* **WORK INSTRUCTIONS**:
Quote the listing in full, exactly as given, minus any pictures.

__________________________________________________

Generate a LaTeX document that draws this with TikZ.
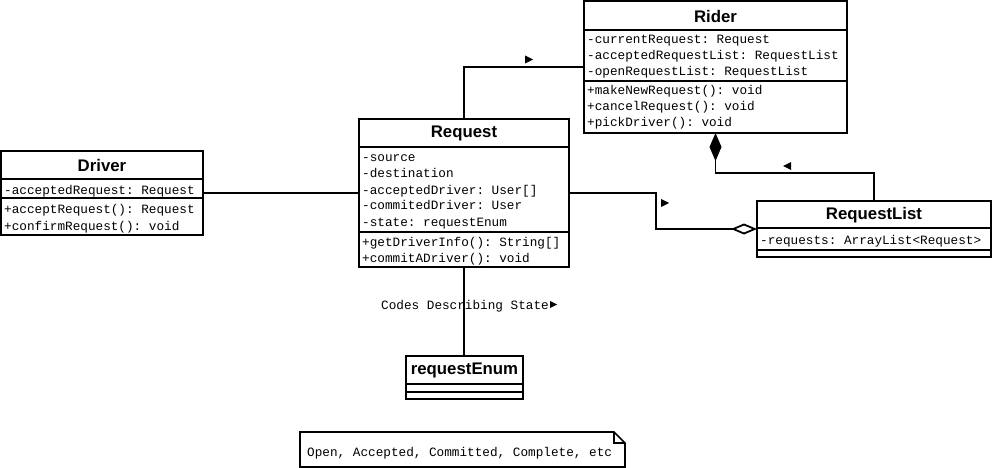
\documentclass[tikz,border=0pt]{standalone}
\usepackage{fontspec}
\setmainfont{Liberation Sans}
\setmonofont{Liberation Mono}
\usetikzlibrary{arrows.meta,calc}

\begin{document}
\begin{tikzpicture}[x=1pt,y=-1pt,
  classbox/.style={draw, line width=1.8pt, fill=white, anchor=north west,
    inner sep=0pt, outer sep=0pt},
  sepline/.style={line width=1.8pt},
  member/.style={anchor=west, inner sep=0pt,
    font=\ttfamily\fontsize{12.7}{14}\selectfont, text height=10pt, text depth=2pt},
  classtitle/.style={inner sep=0pt, font=\bfseries\fontsize{16.8}{18}\selectfont},
  link/.style={line width=1.8pt},
  navtip/.style={fill=black},
  composition/.style={-{Diamond[length=28pt, width=12pt]}},
  aggregation/.style={-{Diamond[open, length=26pt, width=11pt, fill=white]}}]

\useasboundingbox (0,0) rectangle (994,468);

% ---------- Rider ----------
\node[classbox, minimum width=263pt, minimum height=132pt] (rider) at (584,1) {};
\draw[sepline] ($(rider.north west)+(0,29)$) -- ($(rider.north east)+(0,29)$);
\draw[sepline] ($(rider.north west)+(0,80)$) -- ($(rider.north east)+(0,80)$);
\node[classtitle] (rider-title) at ($(rider.north)+(0,15)$) {Rider};
\node[member] (rider-a1) at (587,40) {-currentRequest: Request};
\node[member] (rider-a2) at (587,56) {-acceptedRequestList: RequestList};
\node[member] (rider-a3) at (587,72) {-openRequestList: RequestList};
\node[member] (rider-m1) at (587,91) {+makeNewRequest(): void};
\node[member] (rider-m2) at (587,107) {+cancelRequest(): void};
\node[member] (rider-m3) at (587,123) {+pickDriver(): void};

% ---------- Request ----------
\node[classbox, minimum width=210pt, minimum height=148pt] (request) at (359,119) {};
\draw[sepline] ($(request.north west)+(0,28)$) -- ($(request.north east)+(0,28)$);
\draw[sepline] ($(request.north west)+(0,113)$) -- ($(request.north east)+(0,113)$);
\node[classtitle] (request-title) at ($(request.north)+(0,14.5)$) {Request};
\node[member] (request-a1) at (362,158) {-source};
\node[member] (request-a2) at (362,174) {-destination};
\node[member] (request-a3) at (362,190) {-acceptedDriver: User[]};
\node[member] (request-a4) at (362,206) {-commitedDriver: User};
\node[member] (request-a5) at (362,222) {-state: requestEnum};
\node[member] (request-m1) at (362,242) {+getDriverInfo(): String[]};
\node[member] (request-m2) at (362,258) {+commitADriver(): void};

% ---------- Driver ----------
\node[classbox, minimum width=202pt, minimum height=84pt] (driver) at (1,151) {};
\draw[sepline] ($(driver.north west)+(0,28)$) -- ($(driver.north east)+(0,28)$);
\draw[sepline] ($(driver.north west)+(0,47)$) -- ($(driver.north east)+(0,47)$);
\node[classtitle] (driver-title) at ($(driver.north)+(0,14.5)$) {Driver};
\node[member] (driver-a1) at (4,190) {-acceptedRequest: Request};
\node[member] (driver-m1) at (4,210) {+acceptRequest(): Request};
\node[member] (driver-m2) at (4,226) {+confirmRequest(): void};

% ---------- RequestList ----------
\node[classbox, minimum width=234pt, minimum height=56pt] (reqlist) at (757,201) {};
\draw[sepline] ($(reqlist.north west)+(0,27)$) -- ($(reqlist.north east)+(0,27)$);
\draw[sepline] ($(reqlist.north west)+(0,49)$) -- ($(reqlist.north east)+(0,49)$);
\node[classtitle] (reqlist-title) at ($(reqlist.north)+(0,14.5)$) {RequestList};
\node[member] (reqlist-a1) at (760,240) {-requests: ArrayList<Request>};

% ---------- requestEnum ----------
\node[classbox, minimum width=117pt, minimum height=43pt] (reqenum) at (406,356) {};
\draw[sepline] ($(reqenum.north west)+(0,28)$) -- ($(reqenum.north east)+(0,28)$);
\draw[sepline] ($(reqenum.north west)+(0,36)$) -- ($(reqenum.north east)+(0,36)$);
\node[classtitle] (reqenum-title) at ($(reqenum.north)+(0,14.5)$) {requestEnum};

% ---------- Note ----------
\draw[line width=1.6pt, fill=white, line join=miter]
  (300,432) -- (614,432) -- (625,443) -- (625,467) -- (300,467) -- cycle;
\draw[line width=1.2pt] (614,432) -- (614,443) -- (625,443);
\node[member] (note) at (307,452) {Open, Accepted, Committed, Complete, etc};

% ---------- Connectors ----------
% Request -- Rider
\draw[link] (request.north) |- (rider.west);
\fill[navtip] (525,55.5) -- (533,59.5) -- (525,63.5) -- cycle;

% Driver -- Request
\draw[link] (driver.east) -- (request.west);

% Request -- RequestList (aggregation)
\coordinate (bend1) at (656,193);
\draw[link, aggregation] (request.east) -- (bend1) |- (reqlist.west);
\fill[navtip] (661,199) -- (669,203) -- (661,207) -- cycle;

% Rider <>-- RequestList (composition)
\draw[link, composition] (reqlist.north) -- ++(0,-28) -| (rider.south);
\fill[navtip] (791,162) -- (783,166) -- (791,170) -- cycle;

% Request -- requestEnum
\draw[link] (request.south) -- (request.south |- reqenum.north);
\node[member, anchor=center] (codes) at (465,305) {Codes Describing State};
\fill[navtip] ($(codes.east)+(1,-4)$) -- ($(codes.east)+(8,-0.5)$) -- ($(codes.east)+(1,3)$) -- cycle;

\end{tikzpicture}
\end{document}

__________________________________________________

* **CORRECT RESULT**:
Generate a LaTeX document that draws this with TikZ.
\documentclass[tikz,border=0pt]{standalone}
\usepackage{fontspec}
\setmainfont{Liberation Sans}
\setmonofont{Liberation Mono}
\usetikzlibrary{arrows.meta,calc}

\begin{document}
\begin{tikzpicture}[x=1pt,y=-1pt,
  classbox/.style={draw, line width=1.8pt, fill=white, anchor=north west,
    inner sep=0pt, outer sep=0pt},
  sepline/.style={line width=1.8pt},
  member/.style={anchor=west, inner sep=0pt,
    font=\ttfamily\fontsize{12.7}{14}\selectfont, text height=10pt, text depth=2pt},
  classtitle/.style={inner sep=0pt, font=\bfseries\fontsize{16.8}{18}\selectfont},
  link/.style={line width=1.8pt},
  navtip/.style={fill=black},
  composition/.style={-{Diamond[length=28pt, width=12pt]}},
  aggregation/.style={-{Diamond[open, length=26pt, width=11pt, fill=white]}}]

\useasboundingbox (0,0) rectangle (994,468);

% ---------- Rider ----------
\node[classbox, minimum width=263pt, minimum height=132pt] (rider) at (584,1) {};
\draw[sepline] ($(rider.north west)+(0,29)$) -- ($(rider.north east)+(0,29)$);
\draw[sepline] ($(rider.north west)+(0,80)$) -- ($(rider.north east)+(0,80)$);
\node[classtitle] (rider-title) at ($(rider.north)+(0,15)$) {Rider};
\node[member] (rider-a1) at (587,40) {-currentRequest: Request};
\node[member] (rider-a2) at (587,56) {-acceptedRequestList: RequestList};
\node[member] (rider-a3) at (587,72) {-openRequestList: RequestList};
\node[member] (rider-m1) at (587,91) {+makeNewRequest(): void};
\node[member] (rider-m2) at (587,107) {+cancelRequest(): void};
\node[member] (rider-m3) at (587,123) {+pickDriver(): void};

% ---------- Request ----------
\node[classbox, minimum width=210pt, minimum height=148pt] (request) at (359,119) {};
\draw[sepline] ($(request.north west)+(0,28)$) -- ($(request.north east)+(0,28)$);
\draw[sepline] ($(request.north west)+(0,113)$) -- ($(request.north east)+(0,113)$);
\node[classtitle] (request-title) at ($(request.north)+(0,14.5)$) {Request};
\node[member] (request-a1) at (362,158) {-source};
\node[member] (request-a2) at (362,174) {-destination};
\node[member] (request-a3) at (362,190) {-acceptedDriver: User[]};
\node[member] (request-a4) at (362,206) {-commitedDriver: User};
\node[member] (request-a5) at (362,222) {-state: requestEnum};
\node[member] (request-m1) at (362,242) {+getDriverInfo(): String[]};
\node[member] (request-m2) at (362,258) {+commitADriver(): void};

% ---------- Driver ----------
\node[classbox, minimum width=202pt, minimum height=84pt] (driver) at (1,151) {};
\draw[sepline] ($(driver.north west)+(0,28)$) -- ($(driver.north east)+(0,28)$);
\draw[sepline] ($(driver.north west)+(0,47)$) -- ($(driver.north east)+(0,47)$);
\node[classtitle] (driver-title) at ($(driver.north)+(0,14.5)$) {Driver};
\node[member] (driver-a1) at (4,190) {-acceptedRequest: Request};
\node[member] (driver-m1) at (4,210) {+acceptRequest(): Request};
\node[member] (driver-m2) at (4,226) {+confirmRequest(): void};

% ---------- RequestList ----------
\node[classbox, minimum width=234pt, minimum height=56pt] (reqlist) at (757,201) {};
\draw[sepline] ($(reqlist.north west)+(0,27)$) -- ($(reqlist.north east)+(0,27)$);
\draw[sepline] ($(reqlist.north west)+(0,49)$) -- ($(reqlist.north east)+(0,49)$);
\node[classtitle] (reqlist-title) at ($(reqlist.north)+(0,14.5)$) {RequestList};
\node[member] (reqlist-a1) at (760,240) {-requests: ArrayList<Request>};

% ---------- requestEnum ----------
\node[classbox, minimum width=117pt, minimum height=43pt] (reqenum) at (406,356) {};
\draw[sepline] ($(reqenum.north west)+(0,28)$) -- ($(reqenum.north east)+(0,28)$);
\draw[sepline] ($(reqenum.north west)+(0,36)$) -- ($(reqenum.north east)+(0,36)$);
\node[classtitle] (reqenum-title) at ($(reqenum.north)+(0,14.5)$) {requestEnum};

% ---------- Note ----------
\draw[line width=1.6pt, fill=white, line join=miter]
  (300,432) -- (614,432) -- (625,443) -- (625,467) -- (300,467) -- cycle;
\draw[line width=1.2pt] (614,432) -- (614,443) -- (625,443);
\node[member] (note) at (307,452) {Open, Accepted, Committed, Complete, etc};

% ---------- Connectors ----------
% Request -- Rider
\draw[link] (request.north) |- (rider.west);
\fill[navtip] (525,55.5) -- (533,59.5) -- (525,63.5) -- cycle;

% Driver -- Request
\draw[link] (driver.east) -- (request.west);

% Request -- RequestList (aggregation)
\coordinate (bend1) at (656,193);
\draw[link, aggregation] (request.east) -- (bend1) |- (reqlist.west);
\fill[navtip] (661,199) -- (669,203) -- (661,207) -- cycle;

% Rider <>-- RequestList (composition)
\draw[link, composition] (reqlist.north) -- ++(0,-28) -| (rider.south);
\fill[navtip] (791,162) -- (783,166) -- (791,170) -- cycle;

% Request -- requestEnum
\draw[link] (request.south) -- (request.south |- reqenum.north);
\node[member, anchor=center] (codes) at (465,305) {Codes Describing State};
\fill[navtip] ($(codes.east)+(1,-4)$) -- ($(codes.east)+(8,-0.5)$) -- ($(codes.east)+(1,3)$) -- cycle;

\end{tikzpicture}
\end{document}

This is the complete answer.